# [Supplied information]
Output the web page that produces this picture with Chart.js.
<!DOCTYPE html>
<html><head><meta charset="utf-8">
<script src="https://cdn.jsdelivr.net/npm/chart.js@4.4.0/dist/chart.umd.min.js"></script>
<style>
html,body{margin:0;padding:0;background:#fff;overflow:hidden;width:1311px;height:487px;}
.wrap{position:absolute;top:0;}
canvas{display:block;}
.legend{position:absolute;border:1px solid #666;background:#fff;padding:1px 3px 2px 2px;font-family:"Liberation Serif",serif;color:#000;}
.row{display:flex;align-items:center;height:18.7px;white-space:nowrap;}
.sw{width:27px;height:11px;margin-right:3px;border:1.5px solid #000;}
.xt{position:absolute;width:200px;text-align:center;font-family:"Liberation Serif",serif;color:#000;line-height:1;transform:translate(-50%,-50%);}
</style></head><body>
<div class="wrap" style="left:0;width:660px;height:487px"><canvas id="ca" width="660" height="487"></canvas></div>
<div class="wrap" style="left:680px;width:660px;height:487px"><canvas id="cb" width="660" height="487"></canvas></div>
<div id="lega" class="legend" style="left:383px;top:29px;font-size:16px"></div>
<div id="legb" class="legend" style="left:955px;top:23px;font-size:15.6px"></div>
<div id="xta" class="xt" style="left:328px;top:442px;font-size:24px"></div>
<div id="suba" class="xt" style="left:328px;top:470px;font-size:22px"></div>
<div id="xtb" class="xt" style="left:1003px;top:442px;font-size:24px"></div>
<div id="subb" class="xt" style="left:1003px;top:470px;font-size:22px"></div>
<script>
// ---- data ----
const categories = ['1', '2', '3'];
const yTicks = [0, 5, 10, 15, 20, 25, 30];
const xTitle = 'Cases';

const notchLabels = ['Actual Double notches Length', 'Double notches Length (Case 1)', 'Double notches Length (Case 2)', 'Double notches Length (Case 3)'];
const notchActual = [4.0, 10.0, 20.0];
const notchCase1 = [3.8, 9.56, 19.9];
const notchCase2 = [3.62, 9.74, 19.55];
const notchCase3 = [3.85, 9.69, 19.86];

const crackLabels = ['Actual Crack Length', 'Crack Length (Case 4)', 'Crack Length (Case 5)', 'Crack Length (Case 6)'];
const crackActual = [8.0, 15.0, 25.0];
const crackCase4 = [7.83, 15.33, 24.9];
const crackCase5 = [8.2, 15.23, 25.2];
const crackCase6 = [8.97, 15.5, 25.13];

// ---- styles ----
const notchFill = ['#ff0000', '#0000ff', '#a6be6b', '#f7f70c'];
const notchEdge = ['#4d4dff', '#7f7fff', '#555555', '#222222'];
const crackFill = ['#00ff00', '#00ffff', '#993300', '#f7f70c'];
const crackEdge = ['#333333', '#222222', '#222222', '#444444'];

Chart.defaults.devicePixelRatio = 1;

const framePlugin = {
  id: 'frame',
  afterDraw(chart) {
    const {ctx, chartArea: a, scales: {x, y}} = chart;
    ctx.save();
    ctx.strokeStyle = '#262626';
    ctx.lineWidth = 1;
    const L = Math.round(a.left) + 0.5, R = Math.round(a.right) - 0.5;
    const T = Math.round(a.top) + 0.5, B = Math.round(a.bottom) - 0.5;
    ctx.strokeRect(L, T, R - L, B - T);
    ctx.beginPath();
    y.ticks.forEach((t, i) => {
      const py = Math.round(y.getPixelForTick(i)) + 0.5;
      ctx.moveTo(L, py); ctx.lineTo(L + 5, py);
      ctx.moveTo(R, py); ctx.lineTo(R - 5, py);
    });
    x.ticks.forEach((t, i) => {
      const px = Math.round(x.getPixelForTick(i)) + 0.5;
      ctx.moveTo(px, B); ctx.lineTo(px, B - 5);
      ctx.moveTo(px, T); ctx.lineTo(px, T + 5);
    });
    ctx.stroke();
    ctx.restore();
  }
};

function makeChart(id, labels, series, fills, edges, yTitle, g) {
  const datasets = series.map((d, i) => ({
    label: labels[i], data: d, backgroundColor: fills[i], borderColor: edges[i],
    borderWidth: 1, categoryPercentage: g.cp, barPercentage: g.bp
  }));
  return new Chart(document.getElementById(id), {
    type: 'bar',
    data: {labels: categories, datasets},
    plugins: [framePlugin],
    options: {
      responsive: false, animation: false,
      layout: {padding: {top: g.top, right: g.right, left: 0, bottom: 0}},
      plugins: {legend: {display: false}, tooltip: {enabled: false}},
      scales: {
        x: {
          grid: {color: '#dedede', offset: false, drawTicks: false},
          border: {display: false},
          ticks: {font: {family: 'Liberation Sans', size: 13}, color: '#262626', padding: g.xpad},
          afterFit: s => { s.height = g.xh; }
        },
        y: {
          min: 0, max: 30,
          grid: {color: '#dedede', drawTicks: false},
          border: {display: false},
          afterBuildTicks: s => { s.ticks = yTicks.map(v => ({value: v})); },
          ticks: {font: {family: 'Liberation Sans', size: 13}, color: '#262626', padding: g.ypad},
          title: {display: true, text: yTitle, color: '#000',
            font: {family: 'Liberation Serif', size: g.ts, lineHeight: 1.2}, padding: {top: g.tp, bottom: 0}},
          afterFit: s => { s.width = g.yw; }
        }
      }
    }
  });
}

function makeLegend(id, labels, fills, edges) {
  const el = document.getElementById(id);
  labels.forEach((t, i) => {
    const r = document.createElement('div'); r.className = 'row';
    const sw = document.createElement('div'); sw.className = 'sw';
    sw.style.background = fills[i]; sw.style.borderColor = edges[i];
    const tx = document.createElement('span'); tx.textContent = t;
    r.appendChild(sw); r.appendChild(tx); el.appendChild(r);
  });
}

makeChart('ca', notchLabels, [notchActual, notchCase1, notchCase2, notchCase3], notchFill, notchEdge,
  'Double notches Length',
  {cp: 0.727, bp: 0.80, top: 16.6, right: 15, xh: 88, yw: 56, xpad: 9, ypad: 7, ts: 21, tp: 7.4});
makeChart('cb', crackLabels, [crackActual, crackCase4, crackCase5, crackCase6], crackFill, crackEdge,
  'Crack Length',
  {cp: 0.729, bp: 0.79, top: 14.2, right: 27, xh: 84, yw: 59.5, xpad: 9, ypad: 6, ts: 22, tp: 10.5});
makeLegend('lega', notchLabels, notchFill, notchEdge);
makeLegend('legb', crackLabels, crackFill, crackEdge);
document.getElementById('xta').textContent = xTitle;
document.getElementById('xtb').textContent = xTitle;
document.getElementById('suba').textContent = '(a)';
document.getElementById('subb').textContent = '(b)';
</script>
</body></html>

# [Work to be completed]
Each line of the material must be restated exactly.

# [Written response]
Output the web page that produces this picture with Chart.js.
<!DOCTYPE html>
<html><head><meta charset="utf-8">
<script src="https://cdn.jsdelivr.net/npm/chart.js@4.4.0/dist/chart.umd.min.js"></script>
<style>
html,body{margin:0;padding:0;background:#fff;overflow:hidden;width:1311px;height:487px;}
.wrap{position:absolute;top:0;}
canvas{display:block;}
.legend{position:absolute;border:1px solid #666;background:#fff;padding:1px 3px 2px 2px;font-family:"Liberation Serif",serif;color:#000;}
.row{display:flex;align-items:center;height:18.7px;white-space:nowrap;}
.sw{width:27px;height:11px;margin-right:3px;border:1.5px solid #000;}
.xt{position:absolute;width:200px;text-align:center;font-family:"Liberation Serif",serif;color:#000;line-height:1;transform:translate(-50%,-50%);}
</style></head><body>
<div class="wrap" style="left:0;width:660px;height:487px"><canvas id="ca" width="660" height="487"></canvas></div>
<div class="wrap" style="left:680px;width:660px;height:487px"><canvas id="cb" width="660" height="487"></canvas></div>
<div id="lega" class="legend" style="left:383px;top:29px;font-size:16px"></div>
<div id="legb" class="legend" style="left:955px;top:23px;font-size:15.6px"></div>
<div id="xta" class="xt" style="left:328px;top:442px;font-size:24px"></div>
<div id="suba" class="xt" style="left:328px;top:470px;font-size:22px"></div>
<div id="xtb" class="xt" style="left:1003px;top:442px;font-size:24px"></div>
<div id="subb" class="xt" style="left:1003px;top:470px;font-size:22px"></div>
<script>
// ---- data ----
const categories = ['1', '2', '3'];
const yTicks = [0, 5, 10, 15, 20, 25, 30];
const xTitle = 'Cases';

const notchLabels = ['Actual Double notches Length', 'Double notches Length (Case 1)', 'Double notches Length (Case 2)', 'Double notches Length (Case 3)'];
const notchActual = [4.0, 10.0, 20.0];
const notchCase1 = [3.8, 9.56, 19.9];
const notchCase2 = [3.62, 9.74, 19.55];
const notchCase3 = [3.85, 9.69, 19.86];

const crackLabels = ['Actual Crack Length', 'Crack Length (Case 4)', 'Crack Length (Case 5)', 'Crack Length (Case 6)'];
const crackActual = [8.0, 15.0, 25.0];
const crackCase4 = [7.83, 15.33, 24.9];
const crackCase5 = [8.2, 15.23, 25.2];
const crackCase6 = [8.97, 15.5, 25.13];

// ---- styles ----
const notchFill = ['#ff0000', '#0000ff', '#a6be6b', '#f7f70c'];
const notchEdge = ['#4d4dff', '#7f7fff', '#555555', '#222222'];
const crackFill = ['#00ff00', '#00ffff', '#993300', '#f7f70c'];
const crackEdge = ['#333333', '#222222', '#222222', '#444444'];

Chart.defaults.devicePixelRatio = 1;

const framePlugin = {
  id: 'frame',
  afterDraw(chart) {
    const {ctx, chartArea: a, scales: {x, y}} = chart;
    ctx.save();
    ctx.strokeStyle = '#262626';
    ctx.lineWidth = 1;
    const L = Math.round(a.left) + 0.5, R = Math.round(a.right) - 0.5;
    const T = Math.round(a.top) + 0.5, B = Math.round(a.bottom) - 0.5;
    ctx.strokeRect(L, T, R - L, B - T);
    ctx.beginPath();
    y.ticks.forEach((t, i) => {
      const py = Math.round(y.getPixelForTick(i)) + 0.5;
      ctx.moveTo(L, py); ctx.lineTo(L + 5, py);
      ctx.moveTo(R, py); ctx.lineTo(R - 5, py);
    });
    x.ticks.forEach((t, i) => {
      const px = Math.round(x.getPixelForTick(i)) + 0.5;
      ctx.moveTo(px, B); ctx.lineTo(px, B - 5);
      ctx.moveTo(px, T); ctx.lineTo(px, T + 5);
    });
    ctx.stroke();
    ctx.restore();
  }
};

function makeChart(id, labels, series, fills, edges, yTitle, g) {
  const datasets = series.map((d, i) => ({
    label: labels[i], data: d, backgroundColor: fills[i], borderColor: edges[i],
    borderWidth: 1, categoryPercentage: g.cp, barPercentage: g.bp
  }));
  return new Chart(document.getElementById(id), {
    type: 'bar',
    data: {labels: categories, datasets},
    plugins: [framePlugin],
    options: {
      responsive: false, animation: false,
      layout: {padding: {top: g.top, right: g.right, left: 0, bottom: 0}},
      plugins: {legend: {display: false}, tooltip: {enabled: false}},
      scales: {
        x: {
          grid: {color: '#dedede', offset: false, drawTicks: false},
          border: {display: false},
          ticks: {font: {family: 'Liberation Sans', size: 13}, color: '#262626', padding: g.xpad},
          afterFit: s => { s.height = g.xh; }
        },
        y: {
          min: 0, max: 30,
          grid: {color: '#dedede', drawTicks: false},
          border: {display: false},
          afterBuildTicks: s => { s.ticks = yTicks.map(v => ({value: v})); },
          ticks: {font: {family: 'Liberation Sans', size: 13}, color: '#262626', padding: g.ypad},
          title: {display: true, text: yTitle, color: '#000',
            font: {family: 'Liberation Serif', size: g.ts, lineHeight: 1.2}, padding: {top: g.tp, bottom: 0}},
          afterFit: s => { s.width = g.yw; }
        }
      }
    }
  });
}

function makeLegend(id, labels, fills, edges) {
  const el = document.getElementById(id);
  labels.forEach((t, i) => {
    const r = document.createElement('div'); r.className = 'row';
    const sw = document.createElement('div'); sw.className = 'sw';
    sw.style.background = fills[i]; sw.style.borderColor = edges[i];
    const tx = document.createElement('span'); tx.textContent = t;
    r.appendChild(sw); r.appendChild(tx); el.appendChild(r);
  });
}

makeChart('ca', notchLabels, [notchActual, notchCase1, notchCase2, notchCase3], notchFill, notchEdge,
  'Double notches Length',
  {cp: 0.727, bp: 0.80, top: 16.6, right: 15, xh: 88, yw: 56, xpad: 9, ypad: 7, ts: 21, tp: 7.4});
makeChart('cb', crackLabels, [crackActual, crackCase4, crackCase5, crackCase6], crackFill, crackEdge,
  'Crack Length',
  {cp: 0.729, bp: 0.79, top: 14.2, right: 27, xh: 84, yw: 59.5, xpad: 9, ypad: 6, ts: 22, tp: 10.5});
makeLegend('lega', notchLabels, notchFill, notchEdge);
makeLegend('legb', crackLabels, crackFill, crackEdge);
document.getElementById('xta').textContent = xTitle;
document.getElementById('xtb').textContent = xTitle;
document.getElementById('suba').textContent = '(a)';
document.getElementById('subb').textContent = '(b)';
</script>
</body></html>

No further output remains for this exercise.